The useful point is not that every expensive RAM kit is caused by one AI lab. The market is messier than that. Tariffs, retailer inventory, panic buying, channel markups, and normal semiconductor cycles can all move prices. Still, AI demand gives memory makers a higher value customer at the same moment consumers are asking for more RAM per machine.

That combination changes buying behavior. Builders who were planning a cheap 32GB upgrade may delay. Buyers with older DDR4 systems may stretch those machines longer. Mini PC, workstation, and home lab buyers may pay closer attention to bundled memory because the barebones price no longer tells the full story.

What do DDR5 RAM prices change for PC builders?

DDR5 RAM prices force PC builders to compare platforms by total cost, not by CPU benchmarks alone. A newer motherboard and CPU can look reasonable until the memory kit adds several hundred dollars. That makes older DDR4 platforms, used parts, prebuilt discounts, and bundles more attractive than they looked when RAM was cheap.

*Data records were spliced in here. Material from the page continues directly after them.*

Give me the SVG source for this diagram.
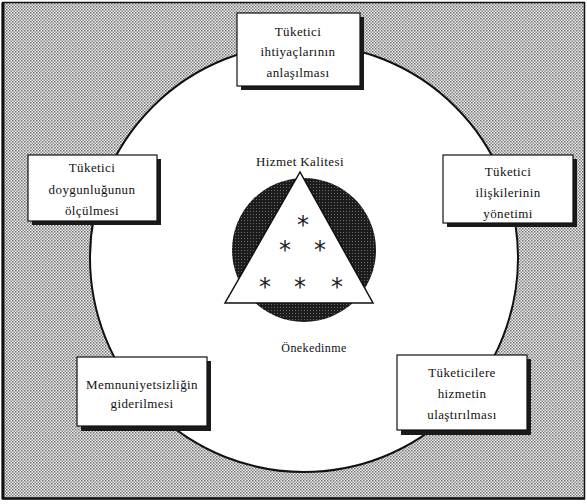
<svg xmlns="http://www.w3.org/2000/svg" width="587" height="504" viewBox="0 0 587 504">
  <style>
    .t { font-family: "Liberation Serif", "DejaVu Serif", "Times New Roman", serif; font-size: 13px; fill: #111; text-anchor: middle; letter-spacing: 0.4px; }
    .box { fill: #ffffff; stroke: #111; stroke-width: 1.2; }
    .shadow { fill: #1a1a1a; }
    .ast { font-family: "DejaVu Sans", sans-serif; font-size: 24px; fill: #222; text-anchor: middle; }
  </style>
  <defs>
    <pattern id="halftone" width="3" height="3" patternUnits="userSpaceOnUse">
      <rect width="3" height="3" fill="#f0f0f0"/>
      <rect x="0" y="0" width="1.5" height="1.5" fill="#6e6e6e"/>
      <rect x="1.5" y="1.5" width="1.5" height="1.5" fill="#8a8a8a"/>
    </pattern>
    <pattern id="dark" width="3" height="3" patternUnits="userSpaceOnUse">
      <rect width="3" height="3" fill="#1c1c1c"/>
      <rect x="1" y="1" width="1" height="1" fill="#6a6a6a"/>
    </pattern>
  </defs>

  <g id="background">
    <rect x="0" y="0" width="587" height="504" fill="#ffffff"/>
    <rect x="2.5" y="2.5" width="582" height="496" fill="url(#halftone)" stroke="#111" stroke-width="1.5"/>
    <line x1="3" y1="3" x2="3" y2="499" stroke="#111" stroke-width="3"/>
    <line x1="2" y1="498.5" x2="585" y2="498.5" stroke="#111" stroke-width="2.5"/>
  </g>

  <g id="ring">
    <circle cx="304" cy="258" r="214" fill="#ffffff" stroke="#111" stroke-width="2"/>
  </g>

  <g id="connectors"></g>

  <g id="center">
    <circle cx="304" cy="250" r="72" fill="url(#dark)"/>
    <polygon points="300,172 225,303 373,303" fill="#ffffff" stroke="#111" stroke-width="1.5"/>
    <text class="t" x="300" y="166">Hizmet Kalitesi</text>
    <text class="ast" x="303" y="233">*</text>
    <text class="ast" x="285" y="258">*</text>
    <text class="ast" x="320" y="258">*</text>
    <text class="ast" x="265" y="295">*</text>
    <text class="ast" x="300" y="295">*</text>
    <text class="ast" x="337" y="295">*</text>
    <text class="t" x="314" y="352" style="font-size:12px">Önekedinme</text>
  </g>

  <g id="node-top">
    <rect class="shadow" x="241" y="17" width="123" height="73"/>
    <rect class="box" x="237" y="13" width="123" height="73"/>
    <text class="t" x="298" y="36">Tüketici</text>
    <text class="t" x="298" y="56">ihtiyaçlarının</text>
    <text class="t" x="298" y="77">anlaşılması</text>
  </g>

  <g id="node-left">
    <rect class="shadow" x="32" y="159" width="129" height="66"/>
    <rect class="box" x="28" y="155" width="129" height="66"/>
    <text class="t" x="92" y="172">Tüketici</text>
    <text class="t" x="92" y="194">doygunluğunun</text>
    <text class="t" x="92" y="215">ölçülmesi</text>
  </g>

  <g id="node-right">
    <rect class="shadow" x="447" y="159" width="130" height="68"/>
    <rect class="box" x="443" y="155" width="130" height="68"/>
    <text class="t" x="508" y="176">Tüketici</text>
    <text class="t" x="508" y="197">ilişkilerinin</text>
    <text class="t" x="508" y="218">yönetimi</text>
  </g>

  <g id="node-bottom-left">
    <rect class="shadow" x="81" y="361" width="130" height="70"/>
    <rect class="box" x="77" y="357" width="130" height="69"/>
    <text class="t" x="142" y="389">Memnuniyetsizliğin</text>
    <text class="t" x="142" y="408">giderilmesi</text>
  </g>

  <g id="node-bottom-right">
    <rect class="shadow" x="401" y="359" width="130" height="76"/>
    <rect class="box" x="397" y="355" width="130" height="75"/>
    <text class="t" x="462" y="377">Tüketicilere</text>
    <text class="t" x="462" y="398">hizmetin</text>
    <text class="t" x="462" y="419">ulaştırılması</text>
  </g>
</svg>
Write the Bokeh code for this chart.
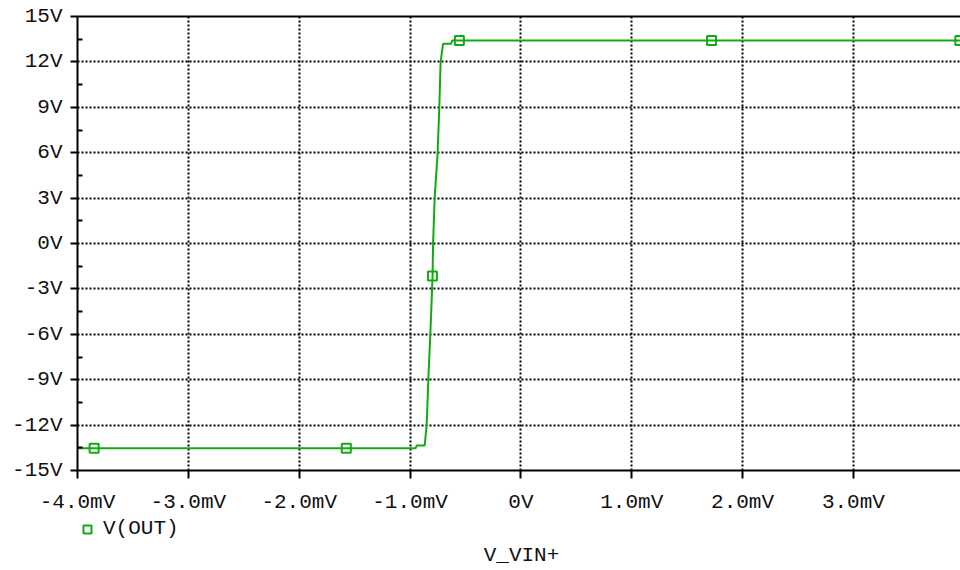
from bokeh.plotting import figure
from bokeh.layouts import column
from bokeh.models import (Range1d, FixedTicker, LinearAxis, Legend, LegendItem, Label)
from bokeh.embed import file_html
from bokeh.resources import INLINE

# ---- data (x in mV, y in V) ----
x_mv = [-4.0, -0.95, -0.94, -0.868, -0.850, -0.835, -0.817, -0.801, -0.797,
        -0.792, -0.778, -0.751, -0.736, -0.724, -0.702, -0.630, -0.618, 4.0]
v_out = [-13.53, -13.53, -13.35, -13.35, -12.0, -9.0, -6.0, -3.0, -2.14,
         0.0, 3.0, 6.0, 9.0, 12.0, 13.2, 13.2, 13.42, 13.42]

marker_x = [-3.85, -1.575, -0.798, -0.555, 1.72, 3.96]
marker_y = [-13.53, -13.53, -2.14, 13.42, 13.42, 13.42]

x_ticks = [-4.0, -3.0, -2.0, -1.0, 0.0, 1.0, 2.0, 3.0]
x_tick_labels = ["-4.0mV", "-3.0mV", "-2.0mV", "-1.0mV", "0V", "1.0mV", "2.0mV", "3.0mV"]
y_ticks = [-15, -12, -9, -6, -3, 0, 3, 6, 9, 12, 15]
y_tick_labels = ["-15V", "-12V", "-9V", "-6V", "-3V", "0V", "3V", "6V", "9V", "12V", "15V"]
y_minor = [-13.5, -10.5, -7.5, -4.5, -1.5, 1.5, 4.5, 7.5, 10.5, 13.5]

series_name = "V(OUT)"
x_title = "V_VIN+"

GREEN = "#12aa12"
FONT = "Liberation Mono"
FS = "21px"
TXT = "#111111"

p = figure(width=960, height=516,
           x_range=Range1d(-4.0, 3.966), y_range=Range1d(-15, 15),
           output_backend="svg", toolbar_location=None,
           min_border_left=77, min_border_right=0, min_border_top=16,
           min_border_bottom=45, background_fill_color="white",
           border_fill_color="white")
p.outline_line_color = None

# grid
p.xgrid.ticker = FixedTicker(ticks=x_ticks[1:])
p.ygrid.ticker = FixedTicker(ticks=y_ticks[1:-1])
for g in (p.xgrid, p.ygrid):
    g.grid_line_color = "black"
    g.grid_line_width = 2
    g.grid_line_dash = "2 2"

# x axis
xa = p.xaxis[0]
xa.ticker = FixedTicker(ticks=x_ticks)
xa.major_label_overrides = {t: l for t, l in zip(x_ticks, x_tick_labels)}
xa.axis_line_width = 2
xa.major_tick_line_width = 2
xa.major_tick_out = 8
xa.major_tick_in = 0
xa.minor_tick_line_color = None
xa.major_label_standoff = 12
xa.major_label_text_font = FONT
xa.major_label_text_font_size = FS
xa.major_label_text_color = TXT

# y axis
ya = p.yaxis[0]
ya.ticker = FixedTicker(ticks=y_ticks, minor_ticks=y_minor)
ya.major_label_overrides = {t: l for t, l in zip(y_ticks, y_tick_labels)}
ya.axis_line_width = 2
ya.major_tick_line_width = 2
ya.major_tick_out = 7
ya.major_tick_in = 0
ya.minor_tick_line_width = 2
ya.minor_tick_in = 5
ya.minor_tick_out = 0
ya.major_label_standoff = 8
ya.major_label_text_font = FONT
ya.major_label_text_font_size = FS
ya.major_label_text_color = TXT

# top border
top = LinearAxis(ticker=FixedTicker(ticks=[]), axis_line_width=2,
                 major_label_text_font_size="0px", major_tick_out=0,
                 major_tick_in=0, minor_tick_out=0, minor_tick_in=0)
p.add_layout(top, "above")

# data
p.line(x_mv, v_out, line_color=GREEN, line_width=2)
p.scatter(marker_x, marker_y, marker="square", size=9,
          fill_color=None, line_color=GREEN, line_width=2)

# ---- legend + x title strip ----
p2 = figure(width=960, height=54, x_range=Range1d(0, 1), y_range=Range1d(0, 1),
            x_axis_type=None, y_axis_type=None,
            output_backend="svg", toolbar_location=None,
            min_border_left=74, min_border_right=0, min_border_top=1,
            min_border_bottom=0, background_fill_color="white",
            border_fill_color="white")
p2.outline_line_color = None
p2.xgrid.visible = False
p2.ygrid.visible = False
# legend key renderer (its only point lies outside this strip's ranges)
key = p2.scatter(marker_x[:1], marker_y[:1], marker="square", size=9,
                 fill_color=None, line_color=GREEN, line_width=2)

legend = Legend(items=[LegendItem(label=series_name, renderers=[key])],
                location="top_left", orientation="horizontal",
                border_line_color=None, background_fill_alpha=0,
                label_text_font=FONT, label_text_font_size=FS,
                label_text_color=TXT,
                glyph_width=20, glyph_height=20, label_standoff=6,
                padding=0, margin=0, spacing=0)
p2.add_layout(legend, "center")

p2.add_layout(Label(x=444, y=15, x_units="screen", y_units="screen",
                    text=x_title, text_align="center", text_baseline="middle",
                    text_font=FONT, text_font_size=FS, text_color=TXT))

layout = column(p, p2, spacing=0)
open("out.html", "w").write(file_html(layout, INLINE))
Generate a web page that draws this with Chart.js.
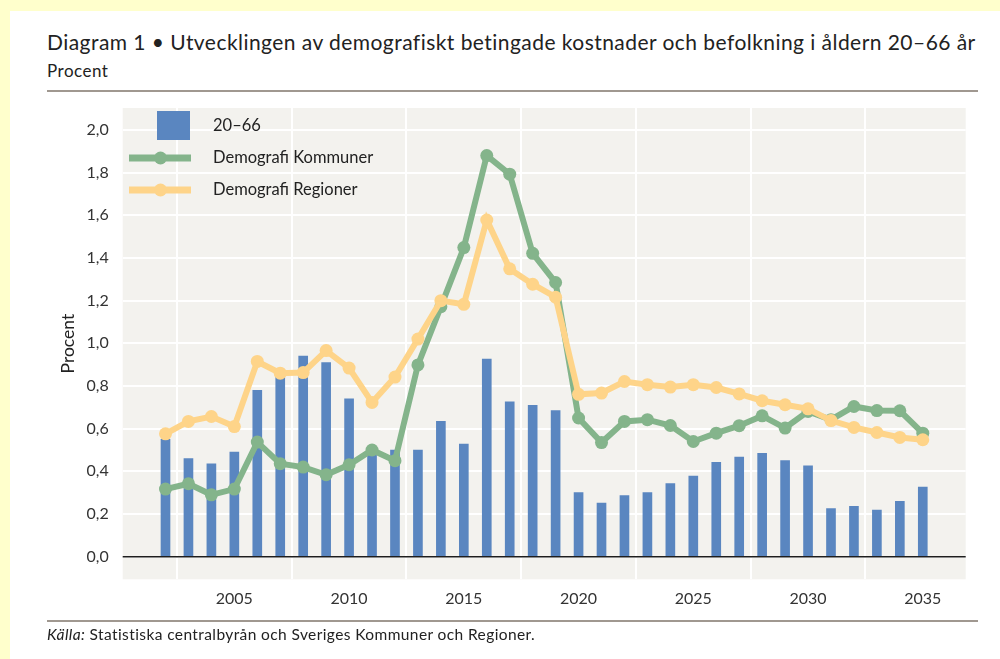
<!DOCTYPE html>
<html>
<head>
<meta charset="utf-8">
<script src="https://cdn.jsdelivr.net/npm/chart.js@4.4.1/dist/chart.umd.min.js"></script>
<style>
  html, body { margin: 0; padding: 0; background: #ffffcc; width: 1000px; height: 659px; overflow: hidden; }
  #panel { position: absolute; left: 10px; top: 11px; width: 990px; height: 648px; background: #ffffff; }
  #chartbox { position: absolute; left: 0; top: 0; width: 1000px; height: 659px; }
  .txt { position: absolute; font-family: Lato, "Open Sans", sans-serif; color: #222; white-space: nowrap; line-height: 1; }
  #title { left: 47px; top: 31px; font-size: 21px; letter-spacing: 0.45px; }
  #subtitle { left: 47px; top: 62px; font-size: 17px; letter-spacing: 0.5px; }
  #source { left: 47px; top: 627px; font-size: 15.5px; letter-spacing: 0.4px; }
  .rule { position: absolute; left: 47px; width: 931px; height: 2px; background: #a09890; }
</style>
</head>
<body>
<div id="panel"></div>
<div class="txt" id="title"></div>
<div class="txt" id="subtitle"></div>
<div class="rule" style="top:90px"></div>
<div id="chartbox"><canvas id="c" width="1000" height="659"></canvas></div>
<div class="rule" style="top:620px"></div>
<div class="txt" id="source"></div>
<script>
// ---- data ----
const years = [2002, 2003, 2004, 2005, 2006, 2007, 2008, 2009, 2010, 2011, 2012, 2013, 2014, 2015, 2016, 2017, 2018,
               2019, 2020, 2021, 2022, 2023, 2024, 2025, 2026, 2027, 2028, 2029, 2030, 2031, 2032, 2033, 2034, 2035];
const pop2066 = [0.55, 0.46, 0.435, 0.49, 0.78, 0.845, 0.94, 0.91, 0.74, 0.50, 0.50, 0.50, 0.634, 0.528, 0.926, 0.726, 0.709,
                 0.685, 0.30, 0.251, 0.286, 0.301, 0.343, 0.378, 0.442, 0.467, 0.484, 0.451, 0.426, 0.226, 0.236, 0.219, 0.259, 0.326];
const kommuner = [0.317, 0.342, 0.29, 0.317, 0.537, 0.436, 0.42, 0.384, 0.431, 0.50, 0.45, 0.899, 1.172, 1.449, 1.88, 1.793, 1.422,
                  1.285, 0.65, 0.535, 0.634, 0.642, 0.615, 0.54, 0.579, 0.614, 0.66, 0.603, 0.681, 0.642, 0.704, 0.685, 0.684, 0.579];
const regioner = [0.576, 0.634, 0.657, 0.61, 0.915, 0.86, 0.863, 0.966, 0.884, 0.723, 0.842, 1.02, 1.20, 1.183, 1.578, 1.349, 1.277,
                  1.216, 0.761, 0.767, 0.821, 0.806, 0.795, 0.806, 0.793, 0.763, 0.731, 0.712, 0.693, 0.638, 0.606, 0.582, 0.559, 0.548];
const yTicks = [0, 0.2, 0.4, 0.6, 0.8, 1.0, 1.2, 1.4, 1.6, 1.8, 2.0];
const xTicks = [2005, 2010, 2015, 2020, 2025, 2030, 2035];
const seriesLabels = ['20–66', 'Demografi Kommuner', 'Demografi Regioner'];
const titleText = 'Diagram 1 • Utvecklingen av demografiskt betingade kostnader och befolkning i åldern 20–66 år';
const subtitleText = 'Procent';
const yAxisTitle = 'Procent';
const sourceLabel = 'Källa:';
const sourceText = ' Statistiska centralbyrån och Sveriges Kommuner och Regioner.';

document.getElementById('title').textContent = titleText;
document.getElementById('subtitle').textContent = subtitleText;
const src = document.getElementById('source');
const em = document.createElement('i'); em.textContent = sourceLabel;
src.appendChild(em); src.appendChild(document.createTextNode(sourceText));

const BLUE = '#5a86c0', GREEN = '#84b48b', YELLOW = '#fed489';
const FONT = 'Lato, "Open Sans", sans-serif';

const pts = arr => years.map((y, i) => ({ x: y, y: arr[i] }));

const bgPlugin = {
  id: 'plotBg',
  beforeDraw(chart) {
    const { ctx, chartArea: a } = chart;
    ctx.save();
    ctx.fillStyle = '#f3f2ee';
    ctx.fillRect(a.left, a.top, a.right - a.left, a.bottom - a.top);
    ctx.restore();
  },
  beforeDatasetsDraw(chart) {
    const { ctx, chartArea: a, scales } = chart;
    const y0 = scales.y.getPixelForValue(0);
    ctx.save();
    ctx.strokeStyle = '#1e1e1e';
    ctx.lineWidth = 1.6;
    ctx.beginPath(); ctx.moveTo(a.left, y0); ctx.lineTo(a.right, y0); ctx.stroke();
    ctx.restore();
  }
};

const legendPlugin = {
  id: 'customLegend',
  afterDatasetsDraw(chart) {
    const { ctx } = chart;
    const ds = chart.data.datasets;
    ctx.save();
    ctx.font = '16.5px ' + FONT;
    ctx.textBaseline = 'middle';
    // bar item
    ctx.fillStyle = ds[0].backgroundColor;
    ctx.fillRect(157, 111, 33, 29);
    ctx.fillStyle = '#222';
    ctx.fillText(ds[0].label, 213, 126);
    // line items
    const rows = [[ds[1], 158], [ds[2], 190]];
    rows.forEach(([d, y]) => {
      ctx.strokeStyle = d.borderColor;
      ctx.lineWidth = 7;
      ctx.beginPath(); ctx.moveTo(129, y); ctx.lineTo(191, y); ctx.stroke();
      ctx.fillStyle = d.borderColor;
      ctx.beginPath(); ctx.arc(160.5, y, 6.5, 0, Math.PI * 2); ctx.fill();
      ctx.fillStyle = '#222';
      ctx.fillText(d.label, 213, y);
    });
    ctx.restore();
  }
};

new Chart(document.getElementById('c'), {
  type: 'bar',
  data: {
    datasets: [
      { type: 'bar', label: seriesLabels[0], data: pts(pop2066), backgroundColor: BLUE, borderWidth: 0, barThickness: 9, order: 2 },
      { type: 'line', label: seriesLabels[1], data: pts(kommuner), borderColor: GREEN, backgroundColor: GREEN, borderWidth: 6,
        pointRadius: 6.5, pointBorderWidth: 0, pointBackgroundColor: GREEN, tension: 0, order: 1 },
      { type: 'line', label: seriesLabels[2], data: pts(regioner), borderColor: YELLOW, backgroundColor: YELLOW, borderWidth: 6,
        pointRadius: 6.5, pointBorderWidth: 0, pointBackgroundColor: YELLOW, tension: 0, order: 0 }
    ]
  },
  options: {
    responsive: false,
    maintainAspectRatio: false,
    devicePixelRatio: 1,
    animation: false,
    layout: { padding: { top: 108, right: 34.3, bottom: 39.7, left: 42.7 } },
    plugins: { legend: { display: false }, tooltip: { enabled: false }, title: { display: false } },
    scales: {
      x: {
        type: 'linear', min: 2000.135, max: 2036.87, offset: false,
        afterBuildTicks: s => { s.ticks = xTicks.map(v => ({ value: v })); },
        afterFit: s => { s.height = 40; },
        grid: { color: '#ffffff', lineWidth: 2, drawTicks: false },
        border: { display: false },
        ticks: { font: { family: FONT, size: 16 }, color: '#333', padding: 10, maxRotation: 0, callback: v => String(v) }
      },
      y: {
        type: 'linear', min: -0.106, max: 2.103,
        afterBuildTicks: s => { s.ticks = yTicks.map(v => ({ value: v })); },
        afterFit: s => { s.width = 80; },
        grid: { color: '#ffffff', lineWidth: 2, drawTicks: false },
        border: { display: false },
        ticks: { font: { family: FONT, size: 16 }, color: '#333', padding: 14, callback: v => v.toFixed(1).replace('.', ',') },
        title: { display: true, text: yAxisTitle, font: { family: FONT, size: 17.5 }, color: '#222', padding: { top: 14.7, bottom: 0 } }
      }
    }
  },
  plugins: [bgPlugin, legendPlugin]
});
</script>
</body>
</html>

For developers, the tradeoff is sharper. Local containers, IDEs, browsers, test databases, and small model experiments can punish a 16GB machine. Dropping from 32GB to 16GB saves money on paper, but it can also turn daily work into swapping and closed tabs. The better question is whether the machine will still feel usable two years from now.

Gamers face a different version of the same issue. GPU prices still dominate many builds, but RAM and SSD inflation can eat the budget that would have gone to a better graphics card. If a build is not urgent, waiting may make sense. If it is urgent, the practical move is to compare a full parts list against a prebuilt system with memory already included.

What Hacker News readers are arguing about

The Hacker News discussion was less about whether the price spike is real and more about who gets the blame. Several commenters shared receipts or order history showing RAM kits that cost under $100 or $200 in 2023 to 2025 now selling for several times that amount. Others pointed to PCPartPicker trend charts and recent mini PC or Framework Desktop prices as evidence that the squeeze has reached normal buyers.

The most useful skeptical thread asked for a fuller explanation. Some readers wanted the article to separate hard supply constraints from price increases caused by anticipation, retailer behavior, tariffs, and panic buying. That is a fair objection. A spot price does not prove the whole causal chain, and secondhand markets can move for their own reasons.

Another camp treated the shortage as a reason to keep older machines alive. DDR4 platforms, AM4 systems, used parts, and machines bought before the run-up suddenly look better. A few readers turned the discussion into a broader complaint about software bloat: if memory is expensive again, developers may have to care more about how much RAM browsers, chat apps, and desktop software consume.

The practical read

DDR5 RAM prices do not mean every builder should stop buying PCs. They do mean the old shortcut of “just add 32GB” is gone for now. Treat memory as a first-class budget item, especially if the machine is for development, gaming, video work, virtual machines, or local AI experiments.

If you already own a stable DDR4 desktop, upgrading the CPU or GPU inside that platform may be cheaper than moving to a new DDR5 board. If you need a new machine, price the whole system before falling in love with a benchmark chart. Bundled RAM, prebuilt discounts, and refurbished workstations may beat a clean DIY parts list while retail kits stay inflated.

The thing to ignore is the idea that this is only a data center story. AI infrastructure spending is now visible in consumer hardware prices. The thing to watch is whether memory makers add enough capacity to relieve consumer supply, or whether they keep steering production toward the server buyers paying the most.